### RECORDS SUPPLIED
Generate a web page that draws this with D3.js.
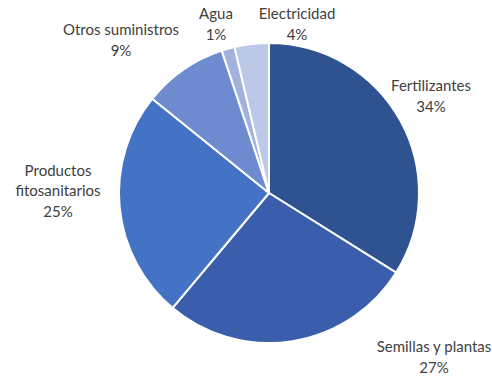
<!DOCTYPE html>
<html><head><meta charset="utf-8">
<script src="https://cdn.jsdelivr.net/npm/d3@7"></script>
<style>html,body{margin:0;padding:0;background:#fff;}svg{display:block;}</style>
</head><body>
<svg id="chart" width="492" height="376"></svg>
<script>
const categories = ["Fertilizantes", "Semillas y plantas", "Productos fitosanitarios", "Otros suministros", "Agua", "Electricidad"];
const values = [33.9, 27.2, 24.7, 9.1, 1.4, 3.7];
const labelLines = [["Fertilizantes"], ["Semillas y plantas"], ["Productos", "fitosanitarios"], ["Otros suministros"], ["Agua"], ["Electricidad"]];
const colors = ["#2F5290", "#3A5EAB", "#4472C4", "#6E8BD0", "#A2B2DE", "#BCC8E7"];
// label block centre offsets from pie centre (layout only)
const labelPos = [[162, -97], [165, 164], [-211, -2], [-148, -153], [-53, -169], [28, -169]];

const svg = d3.select("#chart");
const cx = 269, cy = 193, R = 150;
const g = svg.append("g").attr("transform", `translate(${cx},${cy})`);
const data = categories.map((c, i) => ({c, v: values[i], i}));
const pie = d3.pie().value(d => d.v).sort(null);
const arc = d3.arc().innerRadius(0).outerRadius(R);
g.selectAll("path").data(pie(data)).join("path")
  .attr("d", arc).attr("fill", d => colors[d.data.i])
  .attr("stroke", "#fff").attr("stroke-width", 2).attr("stroke-linejoin", "round");

const lh = 20.5;
data.forEach((d, i) => {
  const lines = labelLines[i].concat([Math.round(d.v) + "%"]);
  const [lx, ly] = labelPos[i];
  const t = g.append("text").attr("text-anchor", "middle")
    .attr("font-family", "Lato, 'Open Sans', sans-serif").attr("font-size", "15px").attr("fill", "#404040");
  const y0 = ly - (lines.length - 1) * lh / 2;
  lines.forEach((ln, k) => {
    t.append("tspan").attr("x", lx).attr("y", y0 + k * lh).attr("dy", "0.35em").text(ln);
  });
});
</script>
</body></html>
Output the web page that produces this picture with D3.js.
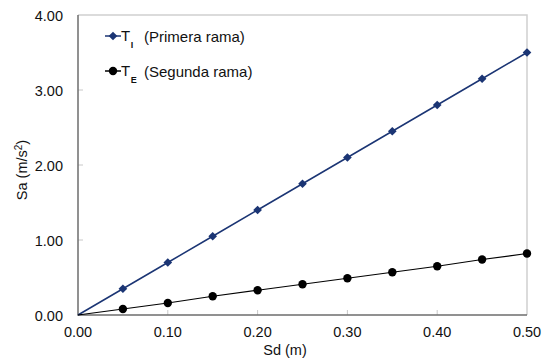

### INSTRUCTIONS TO FOLLOW
Search the data above for lines holding "page" and copy each of them.

### PROBLEM SOLUTION
Generate a web page that draws this with D3.js.
Output the web page that produces this picture with D3.js.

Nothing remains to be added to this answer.